If you would like to see E-5, the Sewer Report for yourself click here: Sewer Report scroll down to item 5 Sewer Report C. Tankersley and move forward a couple of minutes for the report.

Here is a good synopsis from Tampa Bay Times Caitlin Johnston Staff Writer, St. Petersburg City Council learns nothing solid about biosolids.
City Council seemed to lurch between being surprised and being miffed that the highly touted “clean energy” “save the environment” project was in trouble and unlikely to pan out as promised.
What I find interesting is they are surprised at all.
If you go back in history and check not only in St. Pete but in most jurisdictions these pie in the sky altruistic projects designed to make or save money and rescue humanity from itself almost never yield the promised results.
Tankersley and his consultants alluded to assumptions that are no longer true, estimates that were overly generous and a failure to realize that once you actually produce bio gas(methane) you have to do something with it.
All of this drama is casting great doubt on the ability to raise money from the sale of the product.
Then there are those “energy credits” they toss around that may or may not apply, may or may not be available and for the record, may or may not have a market. Think Bit Coin.
It is easy to set in an office and dream up these projects, make a series of desirable assumptions and sell a project to City Council because they have no expertise in any of the subject matter.
Elected strong mayors and City Council members have become enamored with projects that “pay for themselves” and save the environment.
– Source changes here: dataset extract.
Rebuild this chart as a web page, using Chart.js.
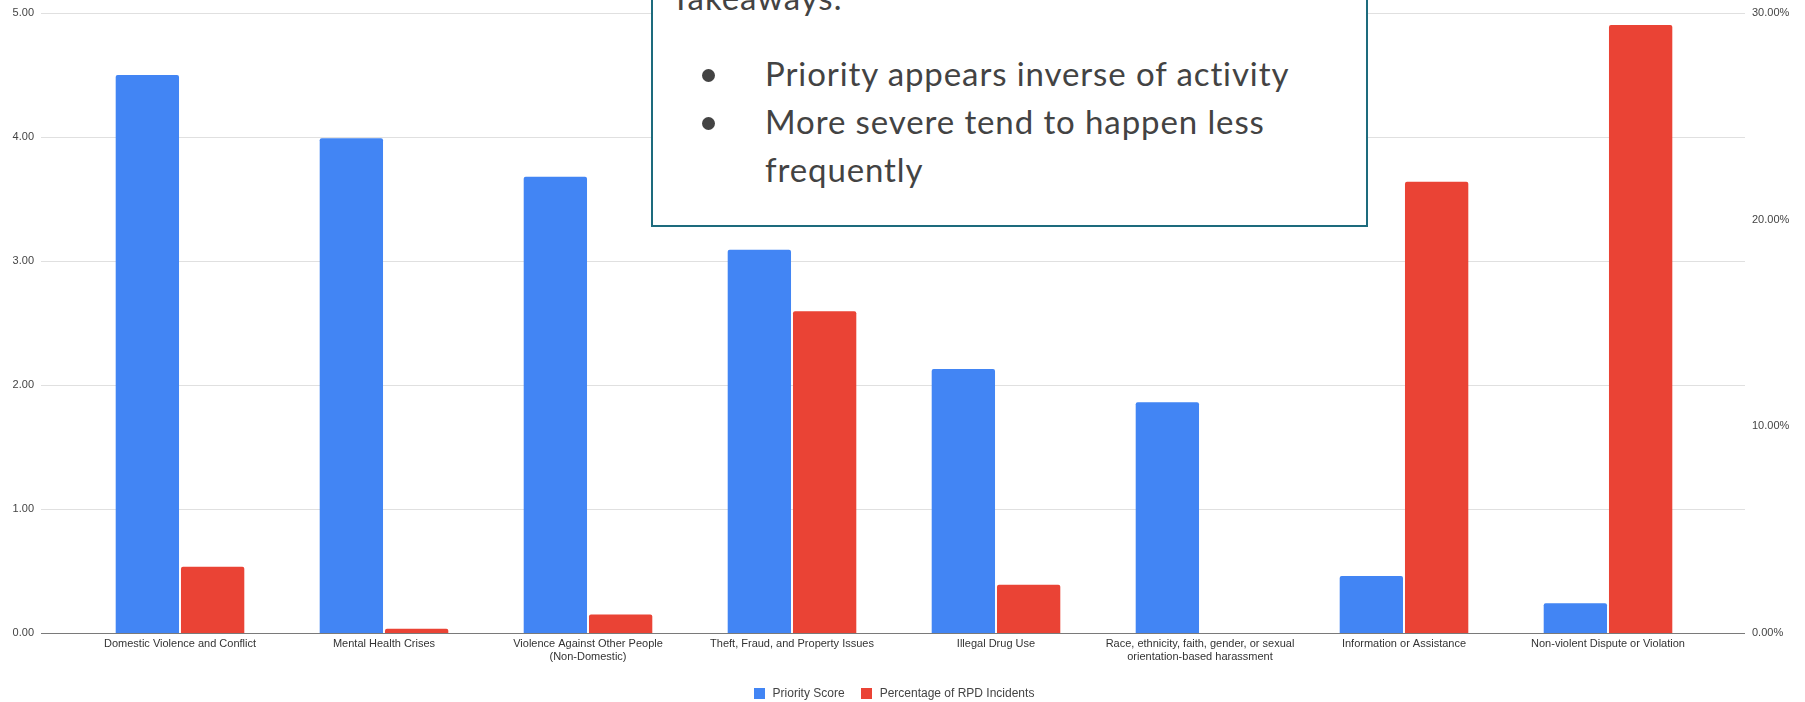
<!DOCTYPE html>
<html>
<head>
<meta charset="utf-8">
<script src="https://cdn.jsdelivr.net/npm/chart.js@4/dist/chart.umd.min.js"></script>
<style>
  html, body { margin: 0; padding: 0; background: #fff; overflow: hidden; }
  #wrap { position: relative; width: 1805px; height: 702px; }
  #c { position: absolute; left: 0; top: 0; }
  #box {
    position: absolute; left: 651px; top: -60px; width: 713px; height: 283px;
    border: 2px solid #1d6b7d; background: #fff; box-sizing: content-box;
    font-family: Lato, "Open Sans", sans-serif; color: #434343;
  }
  .ln { position: absolute; font-size: 33px; line-height: 48px; letter-spacing: 0.9px; white-space: nowrap; }
  .dot { position: absolute; width: 13px; height: 13px; border-radius: 50%; background: #434343; }
  #legend {
    position: absolute; left: 0; width: 1788px; top: 686px; display: flex; justify-content: center;
    font-family: "Liberation Sans", Arial, sans-serif; font-size: 12px; color: #444;
  }
  .li { display: flex; align-items: center; margin: 0 8px; }
  .sw { width: 11px; height: 11px; margin-right: 8px; }
</style>
</head>
<body>
<div id="wrap">
  <canvas id="c" width="1805" height="702"></canvas>
  <div id="box">
    <div class="ln" style="left:18px; top:31px;">Takeaways:</div>
    <div class="dot" style="left:49px; top:127px;"></div>
    <div class="ln" style="left:112px; top:107px;">Priority appears inverse of activity</div>
    <div class="dot" style="left:49px; top:175px;"></div>
    <div class="ln" style="left:112px; top:155px;">More severe tend to happen less</div>
    <div class="ln" style="left:112px; top:203px;">frequently</div>
  </div>
  <div id="legend"></div>
</div>
<script>
const categories = [
  "Domestic Violence and Conflict",
  "Mental Health Crises",
  ["Violence Against Other People", "(Non-Domestic)"],
  "Theft, Fraud, and Property Issues",
  "Illegal Drug Use",
  ["Race, ethnicity, faith, gender, or sexual", "orientation-based harassment"],
  "Information or Assistance",
  "Non-violent Dispute or Violation"
];
const seriesNames = ["Priority Score", "Percentage of RPD Incidents"];
const priorityScore = [4.50, 3.99, 3.68, 3.09, 2.13, 1.86, 0.46, 0.24];
const rpdPercent = [3.21, 0.20, 0.89, 15.57, 2.34, 0, 21.84, 29.42];
const leftTickValues = [0, 1, 2, 3, 4, 5];
const leftTickLabels = ["0.00", "1.00", "2.00", "3.00", "4.00", "5.00"];
const rightTickValues = [0, 10, 20, 30];
const rightTickLabels = ["0.00%", "10.00%", "20.00%", "30.00%"];
const colors = ["#4285F4", "#EA4335"];

const extGrid = {
  id: 'extGrid',
  beforeDatasetsDraw(chart) {
    const { ctx, chartArea, scales } = chart;
    const y = scales.y;
    const x0 = chartArea.left - 37, x1 = chartArea.right + 35;
    ctx.save();
    ctx.lineWidth = 1;
    y.ticks.forEach(t => {
      if (t.value === 0) return;
      const py = Math.round(y.getPixelForValue(t.value)) + 0.5;
      ctx.strokeStyle = '#e0e0e0';
      ctx.beginPath(); ctx.moveTo(x0, py); ctx.lineTo(x1, py); ctx.stroke();
    });
    ctx.restore();
  },
  afterDatasetsDraw(chart) {
    const { ctx, chartArea, scales } = chart;
    const y = scales.y;
    const x0 = chartArea.left - 37, x1 = chartArea.right + 35;
    const py = Math.round(y.getPixelForValue(0)) + 0.5;
    ctx.save();
    ctx.strokeStyle = '#7a7a7a'; ctx.lineWidth = 1;
    ctx.beginPath(); ctx.moveTo(x0, py); ctx.lineTo(x1, py); ctx.stroke();
    ctx.restore();
  }
};

const tickFont = { family: "'Liberation Sans', Arial, sans-serif", size: 11 };

const chart = new Chart(document.getElementById('c'), {
  type: 'bar',
  data: {
    labels: categories,
    datasets: [
      { label: seriesNames[0], data: priorityScore, backgroundColor: colors[0], yAxisID: 'y',
        borderRadius: { topLeft: 2, topRight: 2 }, borderSkipped: 'bottom' },
      { label: seriesNames[1], data: rpdPercent, backgroundColor: colors[1], yAxisID: 'y1',
        borderRadius: { topLeft: 2, topRight: 2 }, borderSkipped: 'bottom' }
    ]
  },
  options: {
    responsive: false,
    animation: false,
    devicePixelRatio: 1,
    layout: { padding: { top: 13, left: 0, right: 0, bottom: 0 } },
    datasets: { bar: { categoryPercentage: 0.64, barPercentage: 0.97 } },
    plugins: { legend: { display: false }, tooltip: { enabled: false } },
    scales: {
      x: {
        grid: { display: false, drawTicks: false },
        border: { display: false },
        ticks: { font: tickFont, color: '#333', padding: 4, autoSkip: false, maxRotation: 0, minRotation: 0 },
        afterFit: s => { s.height = 69; s.paddingLeft = 0; s.paddingRight = 0; }
      },
      y: {
        position: 'left', min: 0, max: 5,
        grid: { display: false, drawTicks: false },
        border: { display: false },
        afterBuildTicks: s => { s.ticks = leftTickValues.map(v => ({ value: v })); },
        ticks: { font: tickFont, color: '#444', padding: 44,
          callback: (v) => leftTickLabels[leftTickValues.indexOf(v)] },
        afterFit: s => { s.width = 78; s.paddingTop = 0; s.paddingBottom = 0; }
      },
      y1: {
        position: 'right', min: 0, max: 30,
        grid: { display: false, drawTicks: false },
        border: { display: false },
        afterBuildTicks: s => { s.ticks = rightTickValues.map(v => ({ value: v })); },
        ticks: { font: tickFont, color: '#444', padding: 42,
          callback: (v) => rightTickLabels[rightTickValues.indexOf(v)] },
        afterFit: s => { s.width = 95; s.paddingTop = 0; s.paddingBottom = 0; }
      }
    }
  },
  plugins: [extGrid]
});

const legend = document.getElementById('legend');
chart.data.datasets.forEach(ds => {
  const item = document.createElement('div'); item.className = 'li';
  const sw = document.createElement('div'); sw.className = 'sw'; sw.style.background = ds.backgroundColor;
  const tx = document.createElement('span'); tx.textContent = ds.label;
  item.appendChild(sw); item.appendChild(tx); legend.appendChild(item);
});
</script>
</body>
</html>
That’s how we got here. Only Steve Kornell had enough common sense to see through all the methane haze and vote no on the original project.
As a good rule of thumb City Council members should routinely look at the long range projected savings from untested projects like this one and divide three. Then look into the costs add a 50% risk factor and then make a decision.

For now, Tankersly and his team are trying rope in TECO/Peoples Gas for transport of the methane to the Sanitation Department for use as motor fuel. The Sanitation Department has a natural-gas fleet of trucks.

Problem is methane is not exactly what Peoples gas has in their system and methane from wastewater treatment facilities is dirty in its initial form. More than likely by the time the City gets the gas processed to meet any commercial use standards the cost will be prohibitive.

If I were advising TECO/Peoples Gas, I would suggest they be understanding and pass.

For now, the best approach may be to invest in a true electric generation facility, use the electric power to run the plant and if there is any surplus sell it to Duke Energy.

This thing was destined to be a disaster from the start and the objective going forward should be to minimize the losses and the impact on rate payer's bills.